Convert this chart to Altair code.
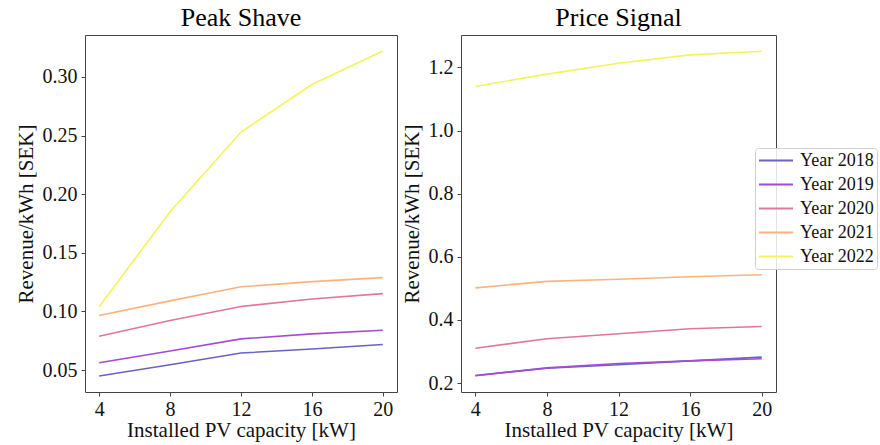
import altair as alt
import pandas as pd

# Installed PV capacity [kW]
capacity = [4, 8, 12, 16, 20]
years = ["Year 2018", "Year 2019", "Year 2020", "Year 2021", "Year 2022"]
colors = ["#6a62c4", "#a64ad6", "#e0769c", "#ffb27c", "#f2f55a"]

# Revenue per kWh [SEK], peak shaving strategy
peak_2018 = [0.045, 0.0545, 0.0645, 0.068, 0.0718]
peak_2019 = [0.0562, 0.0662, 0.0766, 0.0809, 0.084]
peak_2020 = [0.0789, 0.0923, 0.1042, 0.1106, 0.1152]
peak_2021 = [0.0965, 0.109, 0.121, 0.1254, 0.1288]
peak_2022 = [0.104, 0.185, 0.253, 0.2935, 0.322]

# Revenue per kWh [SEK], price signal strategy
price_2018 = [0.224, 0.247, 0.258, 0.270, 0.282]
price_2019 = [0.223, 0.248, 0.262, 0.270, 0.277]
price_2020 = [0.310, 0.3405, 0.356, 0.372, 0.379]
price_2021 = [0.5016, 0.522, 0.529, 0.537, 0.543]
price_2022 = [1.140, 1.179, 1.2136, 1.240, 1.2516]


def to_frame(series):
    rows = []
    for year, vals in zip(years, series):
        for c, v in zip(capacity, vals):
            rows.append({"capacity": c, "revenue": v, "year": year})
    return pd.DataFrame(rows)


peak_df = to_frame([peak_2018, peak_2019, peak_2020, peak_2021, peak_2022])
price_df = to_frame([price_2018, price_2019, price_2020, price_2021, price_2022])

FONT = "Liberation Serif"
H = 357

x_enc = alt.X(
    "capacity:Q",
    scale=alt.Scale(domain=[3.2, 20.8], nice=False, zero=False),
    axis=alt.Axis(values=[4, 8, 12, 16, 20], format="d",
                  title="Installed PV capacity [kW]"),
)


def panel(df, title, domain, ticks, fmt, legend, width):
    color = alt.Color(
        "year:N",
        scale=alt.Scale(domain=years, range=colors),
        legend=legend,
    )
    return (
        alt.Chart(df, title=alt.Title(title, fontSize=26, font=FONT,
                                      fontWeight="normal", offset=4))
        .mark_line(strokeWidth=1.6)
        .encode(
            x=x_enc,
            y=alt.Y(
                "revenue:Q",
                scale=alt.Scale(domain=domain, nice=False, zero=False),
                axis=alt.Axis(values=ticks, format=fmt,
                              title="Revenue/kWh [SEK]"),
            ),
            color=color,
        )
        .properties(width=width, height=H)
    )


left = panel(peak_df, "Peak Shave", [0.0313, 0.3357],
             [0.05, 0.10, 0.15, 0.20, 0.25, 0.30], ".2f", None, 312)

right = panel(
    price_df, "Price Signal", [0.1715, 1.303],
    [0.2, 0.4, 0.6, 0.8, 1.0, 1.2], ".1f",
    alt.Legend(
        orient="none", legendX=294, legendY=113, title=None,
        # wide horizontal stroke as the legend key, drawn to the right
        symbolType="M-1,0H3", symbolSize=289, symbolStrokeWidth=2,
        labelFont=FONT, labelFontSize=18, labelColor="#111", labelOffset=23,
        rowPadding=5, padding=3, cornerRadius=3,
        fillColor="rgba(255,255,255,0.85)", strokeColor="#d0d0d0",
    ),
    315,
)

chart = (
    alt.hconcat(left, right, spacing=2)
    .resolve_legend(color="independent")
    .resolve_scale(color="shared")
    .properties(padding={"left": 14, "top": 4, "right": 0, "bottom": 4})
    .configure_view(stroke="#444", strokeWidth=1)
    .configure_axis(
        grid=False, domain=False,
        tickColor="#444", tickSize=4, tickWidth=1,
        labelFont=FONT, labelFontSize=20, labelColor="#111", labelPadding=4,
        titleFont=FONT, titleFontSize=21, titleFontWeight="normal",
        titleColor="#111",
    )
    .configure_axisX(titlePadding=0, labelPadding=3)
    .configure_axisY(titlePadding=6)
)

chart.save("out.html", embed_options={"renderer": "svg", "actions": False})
□ □ □ □
_TASK TO COMPLETE_
Repeat the material above verbatim. Leave the pictures behind.

_TASK RESULT_
Convert this chart to Altair code.
import altair as alt
import pandas as pd

# Installed PV capacity [kW]
capacity = [4, 8, 12, 16, 20]
years = ["Year 2018", "Year 2019", "Year 2020", "Year 2021", "Year 2022"]
colors = ["#6a62c4", "#a64ad6", "#e0769c", "#ffb27c", "#f2f55a"]

# Revenue per kWh [SEK], peak shaving strategy
peak_2018 = [0.045, 0.0545, 0.0645, 0.068, 0.0718]
peak_2019 = [0.0562, 0.0662, 0.0766, 0.0809, 0.084]
peak_2020 = [0.0789, 0.0923, 0.1042, 0.1106, 0.1152]
peak_2021 = [0.0965, 0.109, 0.121, 0.1254, 0.1288]
peak_2022 = [0.104, 0.185, 0.253, 0.2935, 0.322]

# Revenue per kWh [SEK], price signal strategy
price_2018 = [0.224, 0.247, 0.258, 0.270, 0.282]
price_2019 = [0.223, 0.248, 0.262, 0.270, 0.277]
price_2020 = [0.310, 0.3405, 0.356, 0.372, 0.379]
price_2021 = [0.5016, 0.522, 0.529, 0.537, 0.543]
price_2022 = [1.140, 1.179, 1.2136, 1.240, 1.2516]


def to_frame(series):
    rows = []
    for year, vals in zip(years, series):
        for c, v in zip(capacity, vals):
            rows.append({"capacity": c, "revenue": v, "year": year})
    return pd.DataFrame(rows)


peak_df = to_frame([peak_2018, peak_2019, peak_2020, peak_2021, peak_2022])
price_df = to_frame([price_2018, price_2019, price_2020, price_2021, price_2022])

FONT = "Liberation Serif"
H = 357

x_enc = alt.X(
    "capacity:Q",
    scale=alt.Scale(domain=[3.2, 20.8], nice=False, zero=False),
    axis=alt.Axis(values=[4, 8, 12, 16, 20], format="d",
                  title="Installed PV capacity [kW]"),
)


def panel(df, title, domain, ticks, fmt, legend, width):
    color = alt.Color(
        "year:N",
        scale=alt.Scale(domain=years, range=colors),
        legend=legend,
    )
    return (
        alt.Chart(df, title=alt.Title(title, fontSize=26, font=FONT,
                                      fontWeight="normal", offset=4))
        .mark_line(strokeWidth=1.6)
        .encode(
            x=x_enc,
            y=alt.Y(
                "revenue:Q",
                scale=alt.Scale(domain=domain, nice=False, zero=False),
                axis=alt.Axis(values=ticks, format=fmt,
                              title="Revenue/kWh [SEK]"),
            ),
            color=color,
        )
        .properties(width=width, height=H)
    )


left = panel(peak_df, "Peak Shave", [0.0313, 0.3357],
             [0.05, 0.10, 0.15, 0.20, 0.25, 0.30], ".2f", None, 312)

right = panel(
    price_df, "Price Signal", [0.1715, 1.303],
    [0.2, 0.4, 0.6, 0.8, 1.0, 1.2], ".1f",
    alt.Legend(
        orient="none", legendX=294, legendY=113, title=None,
        # wide horizontal stroke as the legend key, drawn to the right
        symbolType="M-1,0H3", symbolSize=289, symbolStrokeWidth=2,
        labelFont=FONT, labelFontSize=18, labelColor="#111", labelOffset=23,
        rowPadding=5, padding=3, cornerRadius=3,
        fillColor="rgba(255,255,255,0.85)", strokeColor="#d0d0d0",
    ),
    315,
)

chart = (
    alt.hconcat(left, right, spacing=2)
    .resolve_legend(color="independent")
    .resolve_scale(color="shared")
    .properties(padding={"left": 14, "top": 4, "right": 0, "bottom": 4})
    .configure_view(stroke="#444", strokeWidth=1)
    .configure_axis(
        grid=False, domain=False,
        tickColor="#444", tickSize=4, tickWidth=1,
        labelFont=FONT, labelFontSize=20, labelColor="#111", labelPadding=4,
        titleFont=FONT, titleFontSize=21, titleFontWeight="normal",
        titleColor="#111",
    )
    .configure_axisX(titlePadding=0, labelPadding=3)
    .configure_axisY(titlePadding=6)
)

chart.save("out.html", embed_options={"renderer": "svg", "actions": False})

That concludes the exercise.